Jusque-là, la réputation de Jean Hegland tenait à Dans la forêt (1996) roman typique du genre post apocalyptique. En proposant cette suite, la romancière se contenterait-elle d’exploiter un bon filon ? A moins qu’il s’agisse plus simplement d’un bon coup éditorial ? A mon avis non. L’inspiration de Jean Hegland n’a rien d’artificiel ou de calculé.
Elle reprend ses personnages, une quinzaine d’années après et la narration est assurée par Burl qui vit avec ses deux mères, les sœurs Nell et Eva, trio isolé dans la forêt. L’intérêt premier de ce roman est que Burl n’a pas connu le monde d’avant. Tout ce qu’il en connaît lui vient de ses mères qui, en plus, lui ont raconté tellement d’histoires issues de leurs souvenirs de littérature ou de cinéma, qu’il a du mal à faire la distinction entre personnes réelles et personnages fictifs.

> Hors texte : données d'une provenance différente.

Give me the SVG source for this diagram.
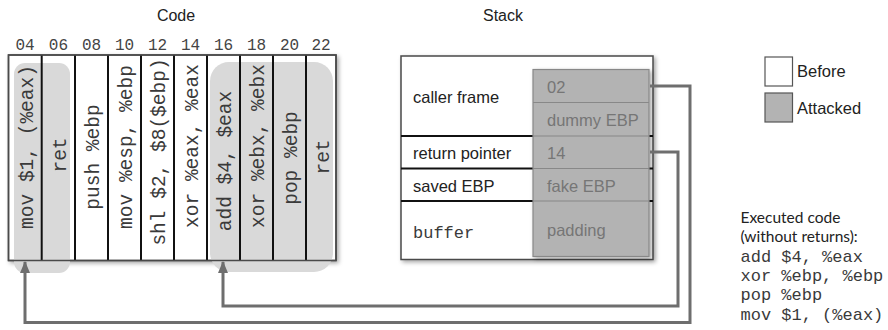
<svg xmlns="http://www.w3.org/2000/svg" width="888" height="330" viewBox="0 0 888 330">
  <style>
    .title { font-family: "Liberation Sans", Arial, sans-serif; font-size: 16px; fill: #222; }
    .sans { font-family: "Liberation Sans", Arial, sans-serif; font-size: 16.5px; fill: #222; }
    .cell { font-family: "Liberation Sans", Arial, sans-serif; font-size: 16.5px; fill: #767676; }
    .mono { font-family: "Liberation Mono", "Courier New", monospace; font-size: 17px; fill: #3a3a3a; }
    .addr { font-family: "Liberation Mono", "Courier New", monospace; font-size: 16px; fill: #444; text-anchor: middle; }
    .op { font-family: "Liberation Mono", "Courier New", monospace; font-size: 19.5px; fill: #3a3a3a; text-anchor: middle; }
    .note { font-family: Lato, "Open Sans", sans-serif; font-size: 15.5px; fill: #222; }
    .frame { fill: #fff; stroke: #4a4a4a; stroke-width: 1.5; }
    .div { stroke: #111; stroke-width: 2; }
    .hl { fill: #d9d9d9; }
    .atk { fill: #b3b3b3; stroke: #888; stroke-width: 1.2; }
    .sep { stroke: #888; stroke-width: 1.2; }
    .link { fill: none; stroke: #6e6e6e; stroke-width: 3; }
  </style>
  <defs>
    <filter id="shadow" x="-10%" y="-10%" width="130%" height="130%">
      <feDropShadow dx="2" dy="2" stdDeviation="2" flood-color="#000" flood-opacity="0.35"/>
    </filter>
    <marker id="head" markerWidth="12" markerHeight="10" refX="11" refY="5" orient="auto" markerUnits="userSpaceOnUse" viewBox="0 0 12 10">
      <path d="M0,0 L12,5 L0,10 Z" fill="#6e6e6e"/>
    </marker>
  </defs>

  <text class="title" x="176" y="21" text-anchor="middle">Code</text>
  <text class="title" x="503" y="21" text-anchor="middle">Stack</text>

  <!-- code memory, one column per instruction address -->
  <g id="code">
    <rect class="frame" x="8.5" y="55" width="327.5" height="205.5" filter="url(#shadow)"/>
    <rect class="hl" x="14" y="63" width="56" height="210" rx="11"/>
    <rect class="hl" x="210" y="62" width="123" height="210" rx="19"/>
    <g class="div">
      <line x1="41.7" y1="55" x2="41.7" y2="260.5"/>
      <line x1="75" y1="55" x2="75" y2="260.5"/>
      <line x1="108" y1="55" x2="108" y2="260.5"/>
      <line x1="141" y1="55" x2="141" y2="260.5"/>
      <line x1="174" y1="55" x2="174" y2="260.5"/>
      <line x1="207" y1="55" x2="207" y2="260.5"/>
      <line x1="240" y1="55" x2="240" y2="260.5"/>
      <line x1="273" y1="55" x2="273" y2="260.5"/>
      <line x1="306" y1="55" x2="306" y2="260.5"/>
    </g>
    <rect x="8.5" y="55" width="327.5" height="205.5" fill="none" stroke="#4a4a4a" stroke-width="1.5"/>
    <text class="addr" x="25" y="50">04</text>
    <text class="addr" x="58.4" y="50">06</text>
    <text class="addr" x="91.5" y="50">08</text>
    <text class="addr" x="124.5" y="50">10</text>
    <text class="addr" x="157.5" y="50">12</text>
    <text class="addr" x="190.5" y="50">14</text>
    <text class="addr" x="223.5" y="50">16</text>
    <text class="addr" x="256.5" y="50">18</text>
    <text class="addr" x="289.5" y="50">20</text>
    <text class="addr" x="321" y="50">22</text>
    <text class="op" transform="translate(32.5,147) rotate(-90)">mov $1, (%eax)</text>
    <text class="op" transform="translate(66,155) rotate(-90)">ret</text>
    <text class="op" transform="translate(99,157) rotate(-90)">push %ebp</text>
    <text class="op" transform="translate(132,147) rotate(-90)">mov %esp, %ebp</text>
    <text class="op" transform="translate(165,152) rotate(-90)">shl $2, $8($ebp)</text>
    <text class="op" transform="translate(198,146) rotate(-90)">xor %eax, %eax</text>
    <text class="op" transform="translate(231,161) rotate(-90)">add $4, $eax</text>
    <text class="op" transform="translate(264,146) rotate(-90)">xor %ebx, %ebx</text>
    <text class="op" transform="translate(297,158) rotate(-90)">pop %ebp</text>
    <text class="op" transform="translate(328.5,157) rotate(-90)">ret</text>
  </g>

  <!-- stack frame with the overwritten slots -->
  <g id="stack">
    <rect class="frame" x="401" y="56" width="252" height="203.5" filter="url(#shadow)"/>
    <g class="div">
      <line x1="401" y1="136" x2="653" y2="136"/>
      <line x1="401" y1="168.5" x2="653" y2="168.5"/>
      <line x1="401" y1="201" x2="653" y2="201"/>
    </g>
    <rect class="atk" x="533" y="69.5" width="116" height="187" filter="url(#shadow)"/>
    <g class="sep">
      <line x1="533" y1="102.5" x2="649" y2="102.5"/>
      <line x1="533" y1="136" x2="649" y2="136"/>
      <line x1="533" y1="168.5" x2="649" y2="168.5"/>
      <line x1="533" y1="201" x2="649" y2="201"/>
    </g>
    <text class="sans" x="413" y="103">caller frame</text>
    <text class="sans" x="413" y="159">return pointer</text>
    <text class="sans" x="413" y="191.5">saved EBP</text>
    <text class="mono" x="413" y="238">buffer</text>
    <text class="cell" x="547" y="92.5">02</text>
    <text class="cell" x="547" y="126">dummy EBP</text>
    <text class="cell" x="547" y="159">14</text>
    <text class="cell" x="547" y="191.5">fake EBP</text>
    <text class="cell" x="547" y="235.5">padding</text>
  </g>

  <g id="legend">
    <rect x="765" y="57" width="27.5" height="29" fill="#fff" stroke="#555" stroke-width="1.2"/>
    <text class="sans" x="797" y="77">Before</text>
    <rect x="765" y="93" width="27.5" height="29" fill="#b3b3b3" stroke="#555" stroke-width="1.2"/>
    <text class="sans" x="797" y="113.5">Attacked</text>
  </g>

  <g id="executed">
    <text class="note" x="740.5" y="223">Executed code</text>
    <text class="note" x="740.5" y="242">(without returns):</text>
    <text class="mono" x="740.5" y="262">add $4, %eax</text>
    <text class="mono" x="740.5" y="281">xor %ebp, %ebp</text>
    <text class="mono" x="740.5" y="300">pop %ebp</text>
    <text class="mono" x="740.5" y="319.5">mov $1, (%eax)</text>
  </g>

  <!-- return addresses pointing back into the code -->
  <g id="connectors">
    <path class="link" d="M650,86 H690 V322.5 H25 V262" marker-end="url(#head)"/>
    <path class="link" d="M650,152 H678 V306 H223 V262" marker-end="url(#head)"/>
  </g>
</svg>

Nell et Eva ont fait le choix de présenter à Burl tout ce qu’elles pouvaient de manière positive, sans pour autant négliger les dangers auxquels il risque de se trouver confronté un jour ou l’autre. La question de l’éducation étant un sujet fondamental ici, on peut dire que Burl est avant tout protégé par ses mères qui vont s’apercevoir que finalement, elles l’ont mal préparé à affronter certaines réalités de la vie. Comme quoi, toute éducation finit par trouver ses limites (la capacité d'adaptation prenant le relais). Ici, Nell et Eva fuient les contacts avec d’autres humains, alors que Burl qui lui, en a été frustré, les recherche sans réaliser ce qu’il risque. On observe au passage que Burl, qui ne dispose d’aucun modèle masculin, aimerait savoir qui est son père, alors qu’il ne cherche jamais à savoir qui est sa vraie mère.
Nell et Eva restent tellement méfiantes qu’elles n’envisagent pas de quitter le coin de forêt qu’elles connaissent depuis leur enfance. Mieux, elles craignent que leur refuge finisse par éveiller l’intérêt, vu que des signes d’activité humaine se manifestent à l’occasion, comme un feu aperçu au loin. Burl nous racontant les événements l’ayant marqué depuis son enfance, il explique pourquoi le trio a effacé toute trace de leur habitation d’origine pour élire domicile dans un lieu nettement plus discret, mais au confort franchement rudimentaire. Leur présence reste néanmoins visible, puisqu’ils font de la culture. En fait, le trio a appris à vivre en harmonie avec le milieu naturel qu’il occupe, ce que Burl fait parfaitement sentir.
Particulièrement révélateurs, les mots de Burl en disent long. En effet, il garde de son apprentissage du langage, essentiellement oral, certains mots déformés ou même inventés pour lesquels Nell et Eva n’ont visiblement jamais jugé utile de le reprendre, puisqu’ils se contentent de vivre ensemble, avec leurs habitudes et même leurs rites. L’exemple typique est l’usage des mots inhalants et exhalants désignant respectivement les créatures du règne animal et celles du règne végétal, que Nell et Eva ont dû présenter à Burl comme consommateurs et producteurs d’oxygène, marquées qu’elles sont par tous les effets de la pollution et du réchauffement climatique dont elles continuent de constater les effets, dans leur monde sans électricité et sans eau courante (notamment), suite à un effondrement de type économique. Ce qu’elles n’envisageaient pas, c’est la possible confrontation de Burl avec des humains d’autres groupes avec des pratiques de langage différentes des leurs. Jean Hegland montre qu’en une génération, chacun de ces groupes isolés acquiert des habitudes de langage propres, les différences pouvant entrainer des incompréhensions. Pour peu qu’elles s’accompagnent d’incompréhensions de comportements et autres repères, les conséquences peuvent aller jusqu’au drame.
Jean Hegland nous propose donc ici un roman qui va bien au-delà d’une simple suite. Sa réflexion sur la nature humaine, ses comportements, la façon dont certaines mentalités se construisent et se propagent s’avère marquante. Bien entendu, il ne faut pas attendre ici un style aux envolées lyriques, puisque la narration est assurée par Burl, 15 ans. Par contre, Jean Hegland ne manque pas d’inspiration pour imaginer de nombreuses péripéties qui font qu’on déguste son roman avec la perpétuelle envie d’en connaître la suite, tout en appréciant l’ambiance avec l’espoir qu’elle se maintienne aussi longtemps que possible. Les différences de caractères de Nell et Eva ressortent bien. Et, lors des situations tendues, Burl fait sentir leurs hésitations du fait qu’elles redoutent le contact humain mais ne veulent pas entrer dans les détails. Mais il grandit et sait qu’un jour, il risque de se retrouver seul…
Ceci dit, j’ai trouvé la fin un peu bâclée et décevante.